If you've been following this blog for awhile, you know that Chris and I have been belaboring the purchase of an iPhone for months.
Maybe I should qualify the word "belaboring".
Me? I'm a gadgety, trendy, gimmicky person, ready to get on board with the latest and greatest invention, without always rationally thinking it through (remember Sophie, ya'll?). Soooo, of course, I have been begging for an iPhone.
And Chris - practical, pragmatic, sensible Chris - has been obdurately refusing to acquiesce on the subject, based on the assumption that the iPhone is my new Sophie, and citing a failure on my part to do my due diligence in the form of "research". To wit, he wanted me to provide evidential proof of how the iPhone would improve our lives. (I know, whatever, right?

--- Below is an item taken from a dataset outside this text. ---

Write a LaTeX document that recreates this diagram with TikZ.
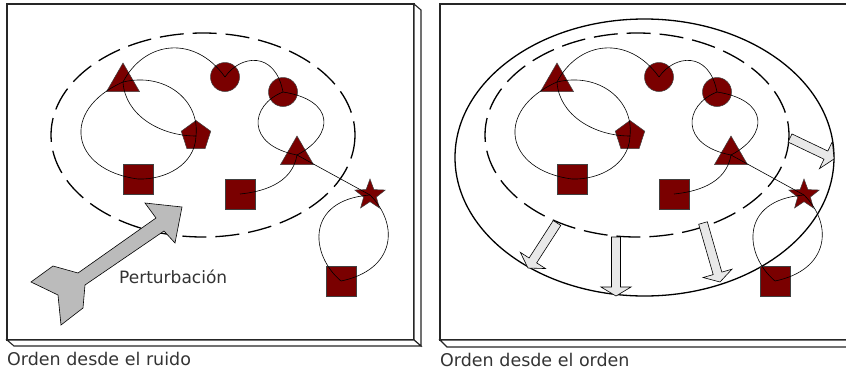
\documentclass[tikz,border=0pt]{standalone}
\usepackage{fontspec}
\setmainfont{DejaVu Sans}
\usetikzlibrary{shapes.geometric,calc}
\definecolor{maroonfill}{RGB}{122,0,0}
\definecolor{lightarrow}{RGB}{232,232,232}
\definecolor{bigarrowfill}{RGB}{187,187,187}
\newcommand{\outarrow}[2]{%
  \coordinate (#1h) at ($(#2)!9pt!(#1)$);
  \draw[lightarr] ($(#1)!4.5pt!90:(#2)$) -- ($(#1h)!4.5pt!-90:(#1)$) -- ($(#1h)!15pt!-90:(#1)$)
    -- (#2) -- ($(#1h)!15pt!90:(#1)$) -- ($(#1h)!4.5pt!90:(#1)$) -- ($(#1)!4.5pt!-90:(#2)$) -- cycle;}
\tikzset{
  shp/.style={draw=black!75, fill=maroonfill, line width=0.5pt, inner sep=0pt, outer sep=0pt},
  shptri/.style={shp, regular polygon, regular polygon sides=3, minimum size=38pt},
  shppent/.style={shp, regular polygon, regular polygon sides=5, minimum size=31pt},
  shpcirc/.style={shp, circle, minimum size=29pt},
  shpsq/.style={shp, rectangle, minimum size=30pt},
  shpstar/.style={shp, star, star points=5, star point ratio=2.4, minimum size=32pt},
  curv/.style={line width=0.6pt, black},
  dashell/.style={line width=1.3pt, dash pattern=on 24pt off 9pt, black},
  frame/.style={line width=1.1pt, draw=black!85},
  lightarr/.style={draw=black, fill=lightarrow, line width=0.6pt, line join=miter},
  bigarr/.style={draw=black, fill=bigarrowfill, line width=0.6pt},
  lbl/.style={inner sep=0pt, anchor=base west, text=black!80, font=\fontsize{17.5}{20}\selectfont},
  cluster/.pic={
    \draw[dashell] (203,135) ellipse [x radius=152, y radius=102];
    \node[shptri] (-t1) at (123,82) {};
    \node[shpcirc] (-c1) at (225,77) {};
    \node[shpcirc] (-c2) at (283,92) {};
    \node[shppent] (-p) at (196,136) {};
    \node[shpsq] (-s1) at (138,179) {};
    \node[shpsq] (-s2) at (240,194) {};
    \node[shptri] (-t2) at (297,155) {};
    \node[shpstar] (-st) at (370,195) {};
    \node[shpsq] (-s3) at (341,281) {};
    \draw[curv] (-t1.center) .. controls (145,40) and (195,35) .. (-c1.center);
    \draw[curv] (-t1.center) .. controls (60,110) and (70,170) .. (-s1.center);
    \draw[curv] (-t1.center) .. controls (165,72) and (200,100) .. (-p.center);
    \draw[curv] (-t1.center) .. controls (125,115) and (160,136) .. (-p.center);
    \draw[curv] (-p.center) .. controls (195,165) and (165,180) .. (-s1.center);
    \draw[curv] (-c1.center) .. controls (240,55) and (275,50) .. (-c2.center);
    \draw[curv] (-c2.center) .. controls (335,100) and (335,135) .. (-t2.center);
    \draw[curv] (-c2.center) .. controls (250,105) and (245,145) .. (-t2.center);
    \draw[curv] (-t2.center) .. controls (292,185) and (260,192) .. (-s2.center);
    \draw[curv] (-t2.center) -- (-st.center);
    \draw[curv] (-st.center) .. controls (305,200) and (310,255) .. (-s3.center);
    \draw[curv] (-st.center) .. controls (400,225) and (395,270) .. (-s3.center);
  }
}
\begin{document}
\begin{tikzpicture}[x=1pt,y=-1pt]
\useasboundingbox (0,0) rectangle (846,370);
\clip (0,0) rectangle (846,370);
% left panel
\draw[frame, fill=white] (7,4) rectangle (414,340);
\draw[frame, fill=white] (414,4) -- (421,10) -- (421,346) -- (414,340) -- cycle;
\draw[frame, fill=white] (7,340) -- (14,346) -- (421,346) -- (414,340) -- cycle;
% right panel
\draw[frame, fill=white] (440,4) rectangle (870,340);
\draw[frame, fill=white] (440,340) -- (447,347) -- (870,347) -- (870,340) -- cycle;
% contents
\pic (L) at (0,0) {cluster};
\draw[line width=1.3pt] (644.5,157.5) ellipse [x radius=189.5, y radius=138.5];
\pic (R) at (434,0) {cluster};
% perturbation arrow
\draw[bigarr] (145,203) -- (182,207) -- (175,243) -- (164,231) -- (85,285) -- (83,308)
  -- (61,325) -- (58,295) -- (31,282) -- (53,266) -- (78,273) -- (156,218) -- cycle;
\node[lbl, font=\fontsize{17}{19}\selectfont] (pert) at (119,283) {Perturbación};
% outward arrows
\coordinate (a1) at (557,223); \coordinate (b1) at (528,268);
\coordinate (a2) at (616,237); \coordinate (b2) at (616,296);
\coordinate (a3) at (703,223); \coordinate (b3) at (720,282);
\coordinate (a4) at (790,138); \coordinate (b4) at (834,159);
\outarrow{a1}{b1}
\outarrow{a2}{b2}
\outarrow{a3}{b3}
\outarrow{a4}{b4}
% labels
\node[lbl] (lab1) at (7,365) {Orden desde el ruido};
\node[lbl] (lab2) at (440,366) {Orden desde el orden};
\end{tikzpicture}
\end{document}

Insert big eye roll here). And to which my response has been that I have, all along, been conducting anectodotal research, which I'm hoping sounds very scientific-y to him, but in fact means that I have been polling people. People who may or may not include: friends, enemies, neighbors, strangers, Hanh, the girl who waxes my eyebrows, Jennifer, the checkout lady at Wal-Mart, or Ashish, the housekeeper at work. Basically, anybody I see swiping their fingers across that cute little flat, shiny lozenge I like to romanticize as my prospective gateway to cyber-paradise.
Okay, it could be that I want the little runner girl icon on the screen of my running buddy's iPhone to congratulate ME on how far I've run while training for the race next month. It might could be that I am exceedingly jealous of another friend's bar code scanner application that tells her where to find items in a store drastically discounted. And I want to play Words with Friends, because, hello? I kill at Scrabble. We're talking, reigning Thomas Family Champ, so I know I could rock that game. But overall, I think I might be most excited to have Dora the Explorer videos at my fingertips to distract the two beautiful little darlings who would rather be playing tag and who-can-scream-the-loudest with each other than sitting still at my side in any given scenario that requires quiet, well-behaved children.
Whatever my motives were/are/might someday be, the point is, Chris said no.
He said no.
I begged and I pleaded. I bargained and I bartered. I might have even thrown in a tantrum or two for effect - of which, with my husband, FYI ya'll, my histrionics have none. Then one day, I picked a big ol' fight with him under the auspices of the dumb iPhone that ended with me very theatrically stomping my feet to the bedroom and slamming the door (Okay, really, I just gingerly closed the door because the girls were napping, and no fight or phone is worth waking sleeping babies, but that doesn't quite have the same dramatic effect).
And that's when I realized, I was arguing with him, not over the stupid iPhone, but because I wanted to win. I wanted my way. I didn't want to be told no. In essence, I was acting exactly like my three-year-old.
After simmering down, I skulked out of the bedroom and did again exactly what my three-year-old would do: I ignored it and pretended it never happened.
Although I did resolve to stop pestering my husband about it and just let him make this phone decision in due time.
Which he did.
And let me just say....
No, kidding! Only kidding!
But we did end up getting iPhones. Probably because my Blackberry very conveniently committed suicide right there in the Verizon store, and was unable to be resuscitated despite aggressive lifesaving measures. And (real reason) probably also because Dora videos are going to come in handy next week when Chris is flying solo with the girls to meet me at Disney.
Not to overstate my point, but have I mentioned iLove my new iPhone, Honey?